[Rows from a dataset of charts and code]
++++++++

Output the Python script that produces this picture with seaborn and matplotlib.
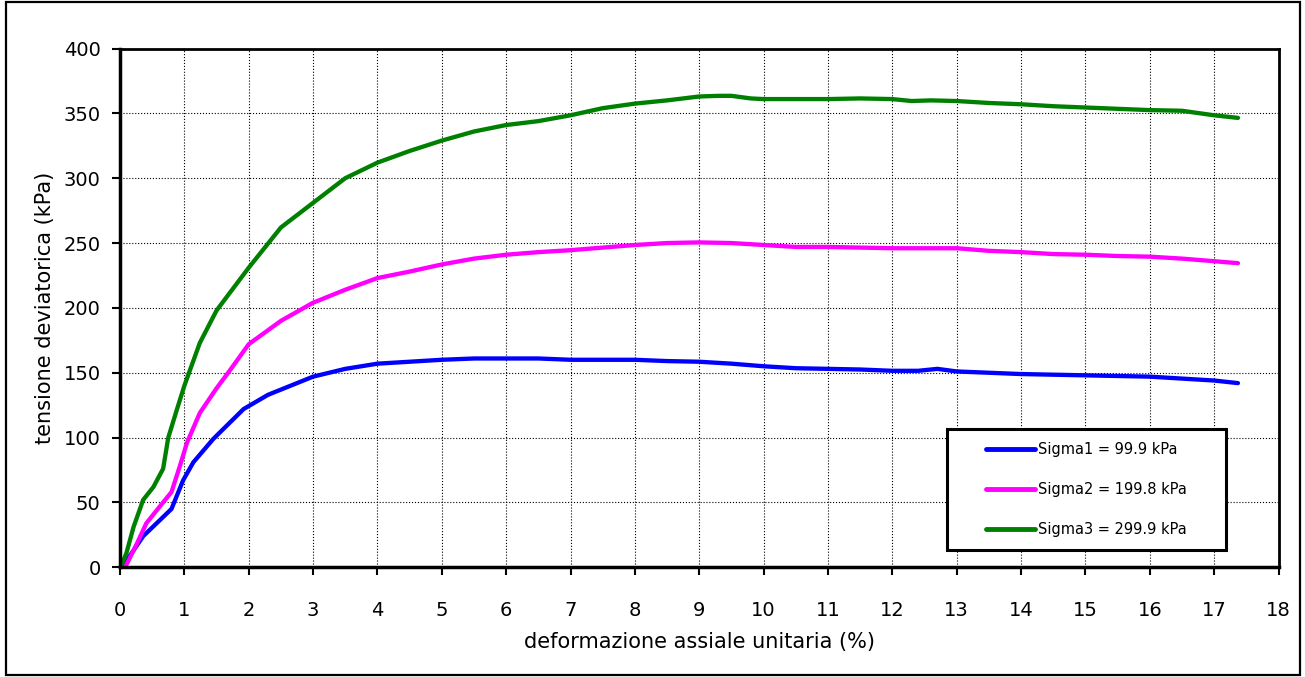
import matplotlib
matplotlib.use("Agg")
import matplotlib.pyplot as plt
from matplotlib.patches import Rectangle
import seaborn as sns
import pandas as pd

# ---- data ----
strain_1 = [0.03, 0.21, 0.36, 0.57, 0.80, 0.98, 1.14, 1.45, 1.92, 2.3, 2.85, 3.0, 3.5, 4.0,
            4.5, 5.0, 5.5, 6.0, 6.5, 7.0, 7.5, 8.0, 8.5, 9.0, 9.5, 10.0, 10.5, 11.0, 11.5,
            12.0, 12.4, 12.7, 13.0, 13.5, 14.0, 14.5, 15.0, 15.5, 16.0, 16.5, 17.0, 17.37]
sigma1 = [0, 13, 24, 34, 45, 67, 81, 99, 122, 133, 144, 147, 153, 157,
          158.5, 160, 161, 161, 161, 160, 160, 160, 159, 158.5, 157, 155, 153.5, 153, 152.5,
          151.5, 151.5, 153, 151, 150, 149, 148.5, 148, 147.5, 147, 145.5, 144, 142]

strain_2 = [0.08, 0.26, 0.41, 0.62, 0.80, 0.93, 1.04, 1.24, 1.5, 1.71, 2.0, 2.5, 3.0, 3.5,
            4.0, 4.5, 5.0, 5.5, 6.0, 6.5, 7.0, 7.5, 8.0, 8.5, 9.0, 9.5, 10.0, 10.5, 11.0,
            11.5, 12.0, 12.5, 13.0, 13.5, 14.0, 14.5, 15.0, 15.5, 16.0, 16.5, 17.0, 17.37]
sigma2 = [0, 18, 34, 47, 58, 78, 96, 119, 138, 152, 172, 190, 204, 214,
          223, 228, 233.5, 238, 241, 243, 244.5, 246.5, 248.5, 250, 250.5, 250, 248.5, 247, 247,
          246.5, 246, 246, 246, 244, 243, 241.5, 241, 240, 239.5, 238, 236, 234.5]

strain_3 = [0.01, 0.10, 0.21, 0.36, 0.52, 0.67, 0.75, 0.88, 1.0, 1.24, 1.5, 2.0, 2.5, 3.0,
            3.5, 4.0, 4.5, 5.0, 5.5, 6.0, 6.5, 7.0, 7.5, 8.0, 8.5, 9.0, 9.3, 9.5, 9.8, 10.0,
            10.5, 11.0, 11.5, 12.0, 12.3, 12.6, 13.0, 13.5, 14.0, 14.5, 15.0, 15.5, 16.0,
            16.5, 17.0, 17.37]
sigma3 = [0, 11, 31, 52, 62, 76, 100, 121, 140, 173, 198, 231, 262, 281,
          300, 312, 321, 329, 336, 341, 344, 348.5, 354, 357.5, 360, 363, 363.5, 363.5, 361.5, 361,
          361, 361, 361.5, 361, 359.5, 360, 359.5, 358, 357, 355.5, 354.5, 353.5, 352.5,
          352, 348.5, 346.5]

labels = ["Sigma1 = 99.9 kPa", "Sigma2 = 199.8 kPa", "Sigma3 = 299.9 kPa"]
colors = ["#0000FF", "#FF00FF", "#008000"]
x_ticks = list(range(0, 19))
y_ticks = list(range(0, 401, 50))

df = pd.concat([
    pd.DataFrame({"x": strain_1, "y": sigma1, "serie": labels[0]}),
    pd.DataFrame({"x": strain_2, "y": sigma2, "serie": labels[1]}),
    pd.DataFrame({"x": strain_3, "y": sigma3, "serie": labels[2]}),
], ignore_index=True)

sns.set_style("white")
plt.rcParams["font.family"] = ["DejaVu Sans"]
plt.rcParams["text.color"] = "black"
plt.rcParams["axes.labelcolor"] = "black"
plt.rcParams["xtick.color"] = "black"
plt.rcParams["ytick.color"] = "black"

fig = plt.figure(figsize=(13.05, 6.77), dpi=100)
fig.patch.set_facecolor("white")
fig.patches.append(Rectangle((6 / 1305, 2 / 677), 1294 / 1305, 673 / 677,
                             transform=fig.transFigure, fill=False,
                             edgecolor="black", linewidth=1.6))
ax = fig.add_axes([120 / 1305, 109.7 / 677, 1158.5 / 1305, 518.8 / 677])

sns.lineplot(data=df, x="x", y="y", hue="serie", palette=colors, hue_order=labels,
             estimator=None, sort=False, linewidth=3.1, ax=ax, legend=True)

ax.set_xlim(0, 18)
ax.set_ylim(0, 400)
ax.set_xticks(x_ticks)
ax.set_yticks(y_ticks)
ax.tick_params(axis="both", labelsize=14, direction="out", length=6, width=1.5,
               colors="black", left=True, bottom=True)
ax.tick_params(axis="x", pad=18)
ax.tick_params(axis="y", pad=8)
ax.grid(True, color="black", linestyle=":", linewidth=0.8)
for s in ax.spines.values():
    s.set_visible(True)
    s.set_color("black")
ax.spines["left"].set_linewidth(2.5)
ax.spines["bottom"].set_linewidth(2.5)
ax.spines["top"].set_linewidth(2.0)
ax.spines["right"].set_linewidth(2.0)

ax.set_xlabel("deformazione assiale unitaria (%)", fontsize=15, labelpad=9)
ax.set_ylabel("tensione deviatorica (kPa)", fontsize=15, labelpad=6)

# legend frame (box) and centred legend content
box = (0.7139, 0.0333, 0.2408, 0.2332)
ax.add_patch(Rectangle((box[0], box[1]), box[2], box[3], transform=ax.transAxes,
                       facecolor="white", edgecolor="black", linewidth=2.2,
                       zorder=4.5, clip_on=False))
leg = ax.legend(loc="center", bbox_to_anchor=(box[0] + box[2] / 2, box[1] + box[3] / 2),
                fontsize=10.5, frameon=False, labelspacing=1.7, handlelength=3.4,
                handletextpad=0.2, borderpad=0.0, borderaxespad=0, title=None)
leg.set_zorder(6)
for h in leg.get_lines():
    h.set_linewidth(3.5)
    h.set_solid_capstyle("round")

fig.savefig("out.png", dpi=100, facecolor="white")
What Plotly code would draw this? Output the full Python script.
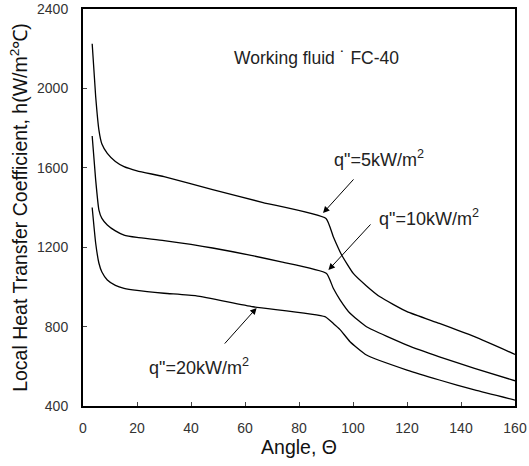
import plotly.graph_objects as go

# Data
angle_5 = [3.4, 4.7, 5.9, 7, 9, 12, 15.2, 20, 30, 48, 66.7, 90, 92.7, 95.8, 100.1, 105, 110, 120, 132, 145, 160]
h_5 = [2225, 1958, 1790, 1720, 1673, 1632, 1606, 1585, 1555, 1490, 1425, 1345, 1253, 1161, 1068, 1005, 950, 875, 816, 749, 660]

angle_10 = [3.4, 4.7, 5.9, 7, 9, 12, 15.2, 20, 30, 48, 73, 90.2, 92.7, 95.2, 98.9, 105, 120, 132, 145, 160]
h_10 = [1760, 1538, 1387, 1345, 1312, 1282, 1261, 1249, 1233, 1196, 1127, 1068, 993, 935, 867, 799, 707, 648, 590, 527]

angle_20 = [3.4, 4.7, 5.9, 7, 9, 12, 15.2, 20, 30, 42, 63, 89.6, 92.7, 95.2, 98.9, 105, 120, 132, 145, 160]
h_20 = [1400, 1220, 1119, 1075, 1035, 1008, 993, 982, 968, 955, 900, 850, 816, 785, 724, 657, 581, 531, 481, 430]

x_ticks = [0, 20, 40, 60, 80, 100, 120, 140, 160]
y_ticks = [400, 800, 1200, 1600, 2000, 2400]

FONT = "Liberation Sans, Arial, sans-serif"

fig = go.Figure()
for xs, ys, name in [(angle_5, h_5, "5"), (angle_10, h_10, "10"), (angle_20, h_20, "20")]:
    fig.add_trace(go.Scatter(x=xs, y=ys, mode="lines", name=name,
                             line=dict(color="black", width=1.3, shape="spline", smoothing=0.45)))

ann = []
ann.append(dict(x=86.5, y=2153, text="Working fluid ˙ FC-40", showarrow=False,
                font=dict(size=17.5, color="#222", family=FONT)))
ann.append(dict(x=109.6, y=1645, text='q"=5kW/m<sup>2</sup>', showarrow=False,
                font=dict(size=18, color="#222", family=FONT)))
ann.append(dict(x=128.3, y=1350, text='q"=10kW/m<sup>2</sup>', showarrow=False,
                font=dict(size=18, color="#222", family=FONT)))
ann.append(dict(x=42.8, y=600, text='q"=20kW/m<sup>2</sup>', showarrow=False,
                font=dict(size=18, color="#222", family=FONT)))
for (hx, hy, tx, ty) in [(88.9, 1372, 100.7, 1549), (90.9, 1085, 107, 1322), (64.3, 894, 52, 707)]:
    ann.append(dict(x=hx, y=hy, ax=tx, ay=ty, xref="x", yref="y", axref="x", ayref="y",
                    text="", showarrow=True, arrowhead=2, arrowsize=1.3, arrowwidth=1,
                    arrowcolor="black"))

fig.update_layout(
    width=529, height=466,
    margin=dict(l=83, r=14, t=9, b=60, autoexpand=False),
    paper_bgcolor="white", plot_bgcolor="white",
    showlegend=False,
    font=dict(family=FONT, color="#222"),
    annotations=ann,
)
fig.update_xaxes(range=[0, 160], tickvals=x_ticks, ticks="inside", ticklen=4,
                 showline=True, linecolor="black", linewidth=2, mirror=True, automargin=False,
                 showgrid=False, zeroline=False, tickfont=dict(size=14, color="#333"),
                 ticklabelstandoff=8,
                 title=dict(text="Angle, Θ", font=dict(size=19.5, color="#111"), standoff=5))
fig.update_yaxes(range=[400, 2400], tickvals=y_ticks, ticks="inside", ticklen=4,
                 showline=True, linecolor="black", linewidth=2, mirror=True, automargin=False,
                 showgrid=False, zeroline=False, tickfont=dict(size=14, color="#333"),
                 ticklabelstandoff=10,
                 title=dict(text="Local Heat Transfer Coefficient, h(W/m<sup>2</sup>℃)",
                            font=dict(size=19.5, color="#111"), standoff=4))

fig.write_html("out.html", post_script="document.body.style.margin='0';",
               config={"displayModeBar": False})
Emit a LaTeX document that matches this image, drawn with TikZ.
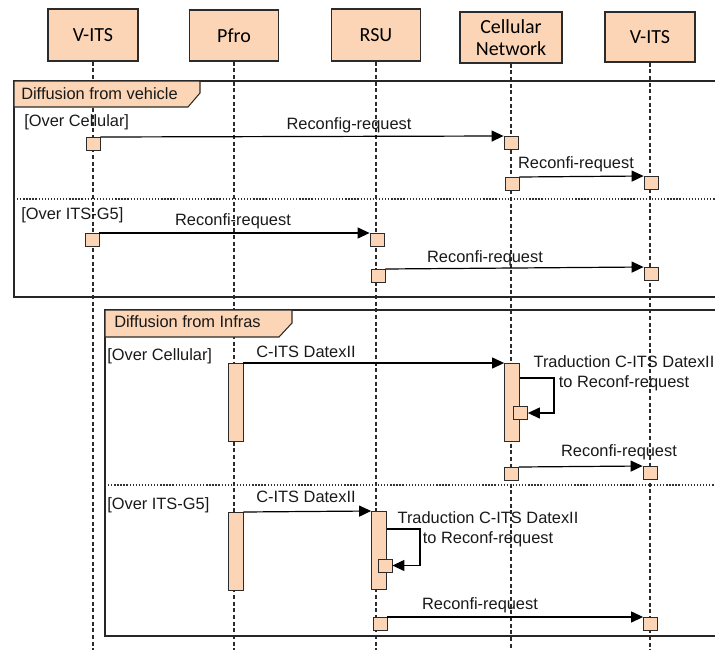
\documentclass[tikz,border=0pt]{standalone}
\usepackage{fontspec}
\setmainfont{Liberation Sans}
\newfontfamily\headfont{Carlito}
\usetikzlibrary{arrows.meta,calc}
\definecolor{peach}{HTML}{FBD5B5}
\definecolor{edge}{HTML}{2B2B2B}
\begin{document}
\begin{tikzpicture}[x=0.75pt,y=-0.75pt,
  hdr/.style={draw=edge, fill=peach, line width=0.8pt, minimum width=67.5pt, minimum height=39pt, inner sep=0pt, font=\headfont\fontsize{15}{17}\selectfont, align=center},
  act/.style={draw=edge, fill=peach, line width=0.6pt, minimum width=10.5pt, minimum height=9.75pt, inner sep=0pt},
  actbar/.style={act, minimum width=11.25pt, minimum height=58.5pt},
  lifeline/.style={draw=edge, line width=0.8pt, dash pattern=on 3pt off 2pt},
  msg/.style={draw=black, line width=0.9pt, -{Triangle[length=9pt,width=8.25pt]}},
  lbl/.style={font=\fontsize{12.3}{15}\selectfont, inner sep=0pt, text=black!90},
  framebox/.style={draw=black!85, line width=1pt},
  sepline/.style={draw=black!80, line width=0.9pt, dash pattern=on 1pt off 1.3pt},
  tabshape/.style={draw=edge, fill=peach, line width=0.8pt}]
\useasboundingbox (0,0) rectangle (715,650);
\begin{scope}
\clip (0,0) rectangle (715,650);
% headers
\node[hdr] (h1) at (93,35) {V-ITS};
\node[hdr, minimum width=66.75pt, minimum height=38.25pt] (h2) at (234,35.5) {Pfro};
\node[hdr, minimum width=66.75pt] (h3) at (376,35) {RSU};
\node[hdr, minimum width=76.5pt, minimum height=38.25pt] (h4) at (511,37.5) {Cellular\\Network};
\node[hdr, minimum height=37.5pt] (h5) at (650,37) {V-ITS};
\coordinate (bot) at (0,652);
% lifelines
\draw[lifeline] (h1.south) -- (h1.south |- bot);
\draw[lifeline] (h2.south) -- (h2.south |- bot);
\draw[lifeline] (h3.south) -- (h3.south |- bot);
\draw[lifeline] (h4.south) -- (h4.south |- bot);
\draw[lifeline] (h5.south) -- (h5.south |- bot);
% frame 1
\draw[framebox] (14,81) rectangle (730,297);
\draw[tabshape] (14,81) -- (200,81) -- (200,93) -- (188,107) -- (14,107) -- cycle;
\node[lbl, anchor=west] (t1) at (21,94) {Diffusion from vehicle};
\draw[sepline] (14,199) -- (730,199);
\node[lbl, anchor=west] (g1) at (24,122) {[Over Cellular]};
\node[lbl, anchor=west] (g2) at (21,215) {[Over ITS-G5]};
% frame 2
\draw[framebox] (105,310) rectangle (730,636);
\draw[tabshape] (105,310) -- (292,310) -- (292,323) -- (279,337) -- (105,337) -- cycle;
\node[lbl, anchor=west] (t2) at (114,322) {Diffusion from Infras};
\draw[sepline] (105,485) -- (730,485);
\node[lbl, anchor=west] (g3) at (107,356) {[Over Cellular]};
\node[lbl, anchor=west] (g4) at (107,505) {[Over ITS-G5]};
% frame 1 messages
\node[act, anchor=north] (a1) at (93,137) {};
\node[act, anchor=north] (a2) at (511,136) {};
\draw[msg] (a1.north east) -- (a2.north west);
\node[lbl] (m1) at (349,125) {Reconfig-request};
\node[act, anchor=north] (a3) at (512,177) {};
\node[act, anchor=north] (a4) at (651,176) {};
\draw[msg] (a3.north east) -- (a4.north west);
\node[lbl] (m2) at (576,164) {Reconfi-request};
\node[act, anchor=north] (a5) at (92,233) {};
\node[act, anchor=north] (a6) at (377,233) {};
\draw[msg] (a5.north east) -- (a6.north west);
\node[lbl] (m3) at (233,221) {Reconfi-request};
\node[act, anchor=north] (a7) at (378,269) {};
\node[act, anchor=north] (a8) at (651,267) {};
\draw[msg] (a7.north east) -- (a8.north west);
\node[lbl] (m4) at (485,258) {Reconfi-request};
% frame 2, over cellular
\node[actbar, anchor=north] (p1) at (235.5,363) {};
\node[actbar, anchor=north] (c1) at (512,363) {};
\draw[msg] (p1.north east) -- (c1.north west);
\node[lbl] (m5) at (306,352) {C-ITS DatexII};
\node[act] (c1s) at (520.5,413) {};
\draw[msg] ($(c1.north east)+(0,15)$) -- ++(34,0) |- (c1s.east);
\node[lbl, align=center, font=\fontsize{12.3}{15}\selectfont] (m6) at (624,373) {Traduction C-ITS DatexII\\to Reconf-request};
\node[act, anchor=north] (a9) at (511.5,467) {};
\node[act, anchor=north] (a10) at (650,466) {};
\draw[msg] (a9.north east) -- (a10.north west);
\node[lbl] (m7) at (619,452) {Reconfi-request};
% frame 2, over ITS-G5
\node[actbar, anchor=north] (p2) at (235.5,512) {};
\node[actbar, anchor=north] (r1) at (379,511) {};
\draw[msg] (p2.north east) -- (r1.north west);
\node[lbl] (m8) at (306,497) {C-ITS DatexII};
\node[act] (r1s) at (385,565.5) {};
\draw[msg] ($(r1.north east)+(0,18)$) -- ++(33,0) |- (r1s.east);
\node[lbl, align=center, font=\fontsize{12.3}{15}\selectfont] (m9) at (488,529.5) {Traduction C-ITS DatexII\\to Reconf-request};
\node[act, anchor=north] (a11) at (380,617) {};
\node[act, anchor=north] (a12) at (650.5,617) {};
\draw[msg] (a11.north east) -- (a12.north west);
\node[lbl] (m10) at (480,605) {Reconfi-request};
\end{scope}
\end{tikzpicture}
\end{document}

++++++++

> **Written request**
Find every line in the records above that contains the word "this", and copy each one.

> **Problem solution**
Output the Python script that produces this picture with seaborn and matplotlib.
What Plotly code would draw this? Output the full Python script.
Emit a LaTeX document that matches this image, drawn with TikZ.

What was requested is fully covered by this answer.